Types of Investments:

  1. Physical Assets: Assets that can be touched and felt. Eg: Gold and property. Property mainly consists of land or real estate. These assets are not only difficult to invest in as they require lumpsum amounts, but also to maintain and sell as their prices are dependent on the demand and supply equation of the market and thus the prices may vary a lot. Gold is considered to be the safest investments assets since historic times. Indians have always believed in investing in gold, and now with the advent of Gold ETF, you can also buy gold stocks, just like any other stocks.
  2. Financial Assets: These comprises of two subcategories- equity-based and debt-based. Debt-based assets include Fixed Deposits, Bonds, debt mutual funds etc. The basic functioning of debt instruments is that you lend your money to banks, who further lends it to governments or corporates. In return, it will share a percentage of the interest that the bank receives from them. These are low-risk instruments. Equity-based instruments are the ones that give you part ownership in the business. These equity-based assets get traded in the stock market and the prices move accordingly.
  3. Employee Provident Fund (EPF): Here both the employee and the employer gives a 12% contribution of the basic and dearness allowance to EPF. The employee also receives an interest on this invested amount. This can be withdrawn once you retire or in case of unemployment for more than two months. These are also tax saving schemes as this amount is exempt from taxation.
  4. Fixed Deposits: This is saving a particular amount of money with the bank and usually has a lock-in period, post which the amount along with accumulated interest is given back to you. These are the safest but also give the lowest returns, and may cause a nominal penalty charge in case of breaking the FD before the maturity date.
  5. Mutual Funds: It is a pool of money collected from investors, which is managed by the Fund Manager, who then invests the money into shares and stocks as per the investments strategy. The risk is higher but the returns are also higher than traditional instruments. The returns are then returned to the investors in the ratio of their initial investment.

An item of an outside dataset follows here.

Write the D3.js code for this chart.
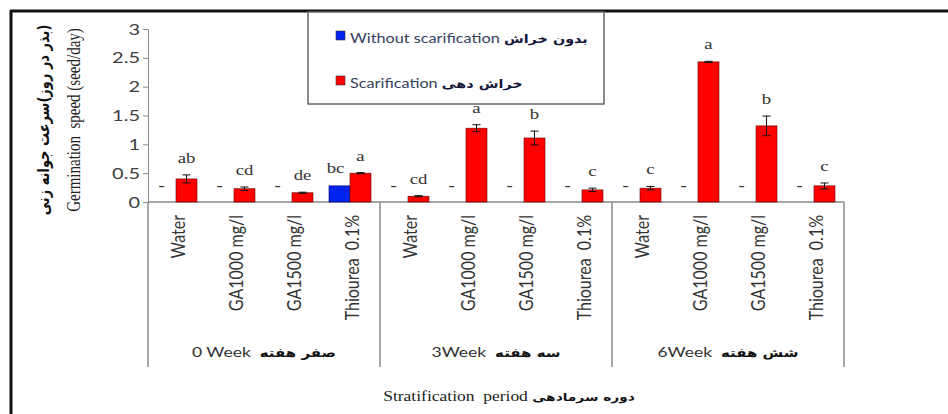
<!DOCTYPE html>
<html>
<head>
<meta charset="utf-8">
<script src="https://cdn.jsdelivr.net/npm/d3@7"></script>
<style>
  body { margin: 0; background: #fff; }
</style>
</head>
<body>
<div id="container"></div>
<script>
// data
const groups = ["0 Week", "3Week", "6Week"];
const groupsFa = ["صفر هفته", "سه هفته", "شش هفته"];
const treatments = ["Water", "GA1000 mg/l", "GA1500 mg/l", "Thiourea  0.1%"];
const withoutVals = [0, 0, 0, 0.28, 0, 0, 0, 0, 0, 0, 0, 0];
const withoutErr = [0, 0, 0, 0.01, 0, 0, 0, 0, 0, 0, 0, 0];
const withoutLabels = ["-", "-", "-", "bc", "-", "-", "-", "-", "-", "-", "-", "-"];
const scarVals = [0.40, 0.23, 0.16, 0.50, 0.10, 1.28, 1.11, 0.21, 0.24, 2.43, 1.32, 0.28];
const scarErr = [0.07, 0.03, 0.01, 0.01, 0.01, 0.06, 0.12, 0.03, 0.03, 0.01, 0.17, 0.05];
const scarLabels = ["ab", "cd", "de", "a", "cd", "a", "b", "c", "c", "a", "b", "c"];
const yTicks = [0, 0.5, 1, 1.5, 2, 2.5, 3];

const width = 948;
const height = 414;
const marginTop = 29;
const marginLeft = 148;
const plotRight = 844;
const baseY = 202;
const SX = 1.25; // the picture is stretched sideways

const sans = "Lato, 'Open Sans', sans-serif";
const serif = "'Liberation Serif', 'DejaVu Serif', serif";
const fa = "'DejaVu Sans', sans-serif";

const svg = d3.create("svg")
    .attr("width", width)
    .attr("height", height);

// frame
svg.append("line").attr("x1", 10).attr("x2", width).attr("y1", 11).attr("y2", 11)
    .attr("stroke", "#111").attr("stroke-width", 3);
svg.append("line").attr("x1", 11).attr("x2", 11).attr("y1", 10).attr("y2", height)
    .attr("stroke", "#111").attr("stroke-width", 3);

const rows = d3.range(12).map(i => ({
    i,
    group: Math.floor(i / 4),
    treat: treatments[i % 4],
    without: withoutVals[i], withoutErr: withoutErr[i], withoutLabel: withoutLabels[i],
    scar: scarVals[i], scarErr: scarErr[i], scarLabel: scarLabels[i]
}));

const x = d3.scaleBand().domain(d3.range(12)).range([marginLeft, plotRight]);
const x1 = d3.scaleBand().domain(["without", "scar"]).range([7, 49]);
const y = d3.scaleLinear().domain([0, 3]).range([baseY, marginTop]);

// y axis
const yAxis = svg.append("g")
    .attr("transform", `translate(${marginLeft},0)`)
    .call(d3.axisLeft(y).tickValues(yTicks).tickSize(5).tickPadding(3).tickFormat(d3.format("")));
yAxis.select(".domain").attr("stroke", "#8a8a8a");
yAxis.selectAll(".tick line").attr("stroke", "#8a8a8a");
yAxis.selectAll(".tick text")
    .attr("font-family", sans)
    .attr("font-size", 16)
    .attr("fill", "#404040")
    .attr("x", -8 / SX)
    .attr("transform", `scale(${SX},1)`);

// category axis lines
svg.append("line").attr("x1", marginLeft).attr("x2", plotRight).attr("y1", baseY).attr("y2", baseY)
    .attr("stroke", "#8a8a8a").attr("stroke-width", 1.5);
const bounds = [0, 4, 8, 12].map(k => k < 12 ? x(k) : x(11) + x.bandwidth());
svg.selectAll(".gline").data(bounds).enter().append("line")
    .attr("x1", d => d).attr("x2", d => d)
    .attr("y1", baseY).attr("y2", 367)
    .attr("stroke", "#8a8a8a").attr("stroke-width", 1.5);

// bars
const bar = svg.append("g").selectAll("g").data(rows).enter().append("g")
    .attr("transform", d => `translate(${x(d.i)},0)`);

bar.filter(d => d.without > 0).append("rect")
    .attr("x", x1("without"))
    .attr("y", d => y(d.without))
    .attr("width", x1.bandwidth())
    .attr("height", d => baseY - y(d.without))
    .attr("fill", "#0022ee")
    .attr("stroke", "#000066").attr("stroke-width", 0.6);

bar.append("rect")
    .attr("x", x1("scar"))
    .attr("y", d => y(d.scar))
    .attr("width", x1.bandwidth())
    .attr("height", d => baseY - y(d.scar))
    .attr("fill", "#ff0000")
    .attr("stroke", "#660000").attr("stroke-width", 0.6);

// error bars
const cx = x1("scar") + x1.bandwidth() / 2;
bar.append("path")
    .attr("d", d => `M${cx},${y(d.scar - d.scarErr)}V${y(d.scar + d.scarErr)}`
        + `M${cx - 4},${y(d.scar + d.scarErr)}H${cx + 4}`
        + `M${cx - 4},${y(d.scar - d.scarErr)}H${cx + 4}`)
    .attr("stroke", "#111").attr("stroke-width", 1).attr("fill", "none");

// letters
const letter = (sel, key, errKey, labKey, off) => sel.append("text")
    .attr("transform", d => `translate(${off},${y(d[key] + d[errKey]) - 12}) scale(${SX},1)`)
    .attr("text-anchor", "middle")
    .attr("font-family", serif)
    .attr("font-size", 15)
    .attr("font-weight", d => d[labKey] === "-" ? "bold" : "normal")
    .attr("fill", "#333")
    .text(d => d[labKey]);
letter(bar, "without", "withoutErr", "withoutLabel", x1("without") + x1.bandwidth() / 2 - 4);
letter(bar, "scar", "scarErr", "scarLabel", cx);

// treatment labels
svg.append("g").selectAll("text").data(rows).enter().append("text")
    .attr("transform", d => `translate(${x(d.i) + x.bandwidth() / 2 + 1},215) scale(${SX},1) rotate(-90)`)
    .attr("text-anchor", "end")
    .attr("dy", "0.35em")
    .attr("font-family", sans)
    .attr("font-size", 16)
    .attr("fill", "#333")
    .style("white-space", "pre")
    .text(d => d.treat);

// group labels
const gl = svg.append("g").selectAll("text").data(groups).enter().append("text")
    .attr("transform", (d, i) => `translate(${(bounds[i] + bounds[i + 1]) / 2},357) scale(${SX},1)`)
    .attr("text-anchor", "middle")
    .attr("fill", "#333")
    .style("white-space", "pre");
gl.append("tspan").attr("font-family", sans).attr("font-size", 14).text(d => d + "  ");
gl.append("tspan").attr("font-family", fa).attr("font-weight", "bold").attr("font-size", 12)
    .attr("fill", "#111").text((d, i) => groupsFa[i]);

// x title
const xt = svg.append("text")
    .attr("transform", `translate(509,401) scale(${SX},1)`)
    .attr("text-anchor", "middle")
    .style("white-space", "pre");
xt.append("tspan").attr("font-family", serif).attr("font-size", 14).attr("fill", "#222")
    .text("Stratification  period ");
xt.append("tspan").attr("font-family", fa).attr("font-weight", "bold").attr("font-size", 11)
    .attr("fill", "#111").text("دوره سرمادهی");

// y titles
svg.append("text")
    .attr("transform", `translate(43,120) scale(${SX},1) rotate(-90)`)
    .attr("text-anchor", "middle")
    .attr("dy", "0.35em")
    .attr("direction", "rtl")
    .attr("font-family", fa)
    .attr("font-weight", "bold")
    .attr("font-size", 13)
    .attr("fill", "#111")
    .text("(بذر در روز)سرعت جوانه زنی");
svg.append("text")
    .attr("transform", `translate(73,120) scale(${SX},1) rotate(-90)`)
    .attr("text-anchor", "middle")
    .attr("dy", "0.35em")
    .attr("font-family", serif)
    .attr("font-size", 15)
    .attr("fill", "#222")
    .style("white-space", "pre")
    .text("Germination  speed (seed/day)");

// legend
const legend = svg.append("g");
legend.append("rect")
    .attr("x", 308).attr("y", 12).attr("width", 296).attr("height", 92)
    .attr("fill", "#fff").attr("stroke", "#666").attr("stroke-width", 1.5);
const legendItems = [
    { en: "Without scarification", fa: "بدون خراش", color: "#0022ee" },
    { en: "Scarification", fa: "خراش دهی", color: "#ff0000" }
];
const li = legend.selectAll(".li").data(legendItems).enter().append("g")
    .attr("transform", (d, i) => `translate(336,${33 + i * 45})`);
li.append("rect").attr("x", 0).attr("y", -2).attr("width", 9).attr("height", 9)
    .attr("fill", d => d.color).attr("stroke", "#333").attr("stroke-width", 0.6);
const lt = li.append("text")
    .attr("transform", `translate(14,10) scale(${SX},1)`)
    .style("white-space", "pre");
lt.append("tspan").attr("font-family", sans).attr("font-size", 13).attr("fill", "#34405e")
    .text(d => d.en + " ");
lt.append("tspan").attr("font-family", fa).attr("font-weight", "bold").attr("font-size", 11.5)
    .attr("fill", "#14163a").text(d => d.fa);

d3.select("#container").append(() => svg.node());
</script>
</body>
</html>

The best investment decision includes diversification of investing instruments. One should not invest in one avenue alone, instead invest in multiple instruments according to the investment goal and individual risk.
Diversifying the investment portfolio, reduces the risk multifold, since the downside of one asset will be balanced out by the upsides of other instruments in your portfolio.

Gone are the days when you would have to do all the research yourself in order to find an investment strategy best suited for you. With the market full of personal finance apps, you have a financial advisor right in your pocket. These apps take in your risk appetite, your investment goal, tenure of investment and then recommend you the best schemes accordingly. Post this all you need is to invest and relax, while you see your seeds growing to be a tree in the future.